- [Problem description]:
Every line that holds "this" should be shown.

Entries with chart source code
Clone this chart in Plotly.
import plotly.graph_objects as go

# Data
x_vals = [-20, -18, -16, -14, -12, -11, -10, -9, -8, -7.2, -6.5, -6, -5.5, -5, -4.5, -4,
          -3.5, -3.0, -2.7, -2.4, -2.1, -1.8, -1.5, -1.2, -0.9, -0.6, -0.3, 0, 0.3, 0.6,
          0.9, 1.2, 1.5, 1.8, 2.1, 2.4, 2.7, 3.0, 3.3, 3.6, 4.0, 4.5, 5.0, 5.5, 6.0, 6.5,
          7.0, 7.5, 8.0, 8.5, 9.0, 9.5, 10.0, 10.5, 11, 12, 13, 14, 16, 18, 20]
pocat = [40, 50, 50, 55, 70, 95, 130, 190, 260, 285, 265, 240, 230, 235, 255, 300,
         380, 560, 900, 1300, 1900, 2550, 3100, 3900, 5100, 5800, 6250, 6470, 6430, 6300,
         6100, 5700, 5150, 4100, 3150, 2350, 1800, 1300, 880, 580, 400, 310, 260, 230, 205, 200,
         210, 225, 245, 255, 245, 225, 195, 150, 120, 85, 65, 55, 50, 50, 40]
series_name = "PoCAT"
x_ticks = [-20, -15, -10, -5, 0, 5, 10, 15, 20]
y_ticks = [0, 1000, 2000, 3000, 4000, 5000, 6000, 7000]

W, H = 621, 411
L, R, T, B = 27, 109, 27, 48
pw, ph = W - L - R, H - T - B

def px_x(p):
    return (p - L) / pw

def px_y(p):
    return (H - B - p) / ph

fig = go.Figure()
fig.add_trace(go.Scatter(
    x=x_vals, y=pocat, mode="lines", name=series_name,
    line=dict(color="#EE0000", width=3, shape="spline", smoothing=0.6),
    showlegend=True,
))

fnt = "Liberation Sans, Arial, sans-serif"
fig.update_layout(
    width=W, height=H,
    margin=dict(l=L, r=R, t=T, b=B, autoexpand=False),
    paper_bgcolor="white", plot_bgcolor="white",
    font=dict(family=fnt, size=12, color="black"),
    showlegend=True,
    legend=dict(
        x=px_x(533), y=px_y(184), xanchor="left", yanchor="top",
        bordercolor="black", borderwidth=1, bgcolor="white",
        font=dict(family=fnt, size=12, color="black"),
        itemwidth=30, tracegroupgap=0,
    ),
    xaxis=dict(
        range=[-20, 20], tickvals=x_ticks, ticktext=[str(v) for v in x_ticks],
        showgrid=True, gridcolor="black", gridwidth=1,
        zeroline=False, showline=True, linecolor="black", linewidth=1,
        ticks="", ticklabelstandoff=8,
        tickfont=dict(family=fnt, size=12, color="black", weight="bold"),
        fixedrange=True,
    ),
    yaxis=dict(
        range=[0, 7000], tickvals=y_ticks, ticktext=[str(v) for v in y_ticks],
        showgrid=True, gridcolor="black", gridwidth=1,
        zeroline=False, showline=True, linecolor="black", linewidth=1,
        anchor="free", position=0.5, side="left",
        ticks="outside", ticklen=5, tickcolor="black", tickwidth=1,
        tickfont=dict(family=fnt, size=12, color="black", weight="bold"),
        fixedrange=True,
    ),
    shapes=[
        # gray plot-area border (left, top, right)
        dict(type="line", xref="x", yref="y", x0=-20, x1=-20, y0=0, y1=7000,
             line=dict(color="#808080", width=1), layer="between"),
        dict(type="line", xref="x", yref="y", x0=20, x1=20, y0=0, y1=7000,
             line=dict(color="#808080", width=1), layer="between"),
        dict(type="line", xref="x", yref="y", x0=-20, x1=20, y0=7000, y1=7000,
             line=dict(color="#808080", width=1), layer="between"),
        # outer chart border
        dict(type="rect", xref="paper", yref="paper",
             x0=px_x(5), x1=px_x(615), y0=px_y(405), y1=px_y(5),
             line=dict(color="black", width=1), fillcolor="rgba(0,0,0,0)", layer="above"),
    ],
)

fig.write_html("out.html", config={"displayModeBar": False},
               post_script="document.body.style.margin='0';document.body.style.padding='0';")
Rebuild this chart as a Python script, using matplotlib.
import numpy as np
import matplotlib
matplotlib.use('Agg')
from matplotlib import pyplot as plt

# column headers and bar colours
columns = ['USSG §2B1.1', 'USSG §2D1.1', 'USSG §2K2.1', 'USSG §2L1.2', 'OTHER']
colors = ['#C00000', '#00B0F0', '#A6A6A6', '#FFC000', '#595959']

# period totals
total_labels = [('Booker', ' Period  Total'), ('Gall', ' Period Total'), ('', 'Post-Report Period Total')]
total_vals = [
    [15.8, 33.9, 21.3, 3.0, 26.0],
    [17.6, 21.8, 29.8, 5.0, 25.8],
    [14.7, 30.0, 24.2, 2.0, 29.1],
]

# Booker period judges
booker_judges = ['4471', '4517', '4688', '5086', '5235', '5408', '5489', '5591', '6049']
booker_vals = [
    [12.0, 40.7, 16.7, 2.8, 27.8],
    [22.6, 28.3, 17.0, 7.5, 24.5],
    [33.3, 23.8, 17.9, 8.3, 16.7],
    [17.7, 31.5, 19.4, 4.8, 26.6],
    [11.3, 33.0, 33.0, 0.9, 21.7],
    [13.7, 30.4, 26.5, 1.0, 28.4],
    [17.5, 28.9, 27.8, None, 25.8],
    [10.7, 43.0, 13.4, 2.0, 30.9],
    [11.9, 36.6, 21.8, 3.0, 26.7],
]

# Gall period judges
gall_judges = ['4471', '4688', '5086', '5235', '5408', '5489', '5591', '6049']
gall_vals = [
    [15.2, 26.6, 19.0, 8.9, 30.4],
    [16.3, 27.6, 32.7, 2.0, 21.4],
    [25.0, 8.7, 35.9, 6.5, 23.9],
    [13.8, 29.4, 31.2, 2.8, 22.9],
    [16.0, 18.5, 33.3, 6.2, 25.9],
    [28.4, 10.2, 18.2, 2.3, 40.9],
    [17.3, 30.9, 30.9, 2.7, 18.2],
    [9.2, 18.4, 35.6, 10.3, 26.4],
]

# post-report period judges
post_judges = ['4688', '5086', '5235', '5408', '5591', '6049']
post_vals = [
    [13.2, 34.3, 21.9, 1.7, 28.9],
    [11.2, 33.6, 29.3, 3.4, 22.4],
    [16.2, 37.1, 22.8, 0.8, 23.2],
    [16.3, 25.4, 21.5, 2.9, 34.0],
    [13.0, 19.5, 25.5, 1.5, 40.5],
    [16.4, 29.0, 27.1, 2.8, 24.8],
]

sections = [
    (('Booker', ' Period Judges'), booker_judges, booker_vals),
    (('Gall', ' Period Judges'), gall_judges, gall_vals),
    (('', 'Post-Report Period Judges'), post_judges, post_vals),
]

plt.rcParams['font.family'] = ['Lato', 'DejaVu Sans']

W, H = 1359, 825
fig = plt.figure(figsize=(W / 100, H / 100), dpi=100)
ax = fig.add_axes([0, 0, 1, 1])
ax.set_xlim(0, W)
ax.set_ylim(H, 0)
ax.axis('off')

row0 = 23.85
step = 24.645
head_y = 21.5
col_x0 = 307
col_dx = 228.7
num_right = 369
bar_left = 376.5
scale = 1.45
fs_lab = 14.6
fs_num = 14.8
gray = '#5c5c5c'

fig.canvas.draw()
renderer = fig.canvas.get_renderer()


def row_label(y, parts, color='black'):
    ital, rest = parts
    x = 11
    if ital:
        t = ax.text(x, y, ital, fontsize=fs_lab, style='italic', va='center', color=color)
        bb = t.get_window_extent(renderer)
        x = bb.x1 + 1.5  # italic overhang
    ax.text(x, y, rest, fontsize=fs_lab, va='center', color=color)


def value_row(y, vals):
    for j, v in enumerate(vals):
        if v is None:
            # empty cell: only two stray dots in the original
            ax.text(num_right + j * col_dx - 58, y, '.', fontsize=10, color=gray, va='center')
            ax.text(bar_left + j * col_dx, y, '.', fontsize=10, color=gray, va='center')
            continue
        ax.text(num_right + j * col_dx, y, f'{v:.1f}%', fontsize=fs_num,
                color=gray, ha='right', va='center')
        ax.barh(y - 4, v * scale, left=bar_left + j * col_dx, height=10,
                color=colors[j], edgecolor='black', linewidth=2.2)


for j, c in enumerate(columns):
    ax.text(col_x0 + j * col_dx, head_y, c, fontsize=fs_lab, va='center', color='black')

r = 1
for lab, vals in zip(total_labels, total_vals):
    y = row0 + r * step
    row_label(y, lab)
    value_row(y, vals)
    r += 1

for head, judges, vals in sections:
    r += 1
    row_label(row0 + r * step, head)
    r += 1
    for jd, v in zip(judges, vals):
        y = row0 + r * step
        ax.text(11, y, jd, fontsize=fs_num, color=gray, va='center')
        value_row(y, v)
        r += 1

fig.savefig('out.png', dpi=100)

- [Answer in full]:
Clone this chart in Plotly.
Rebuild this chart as a Python script, using matplotlib.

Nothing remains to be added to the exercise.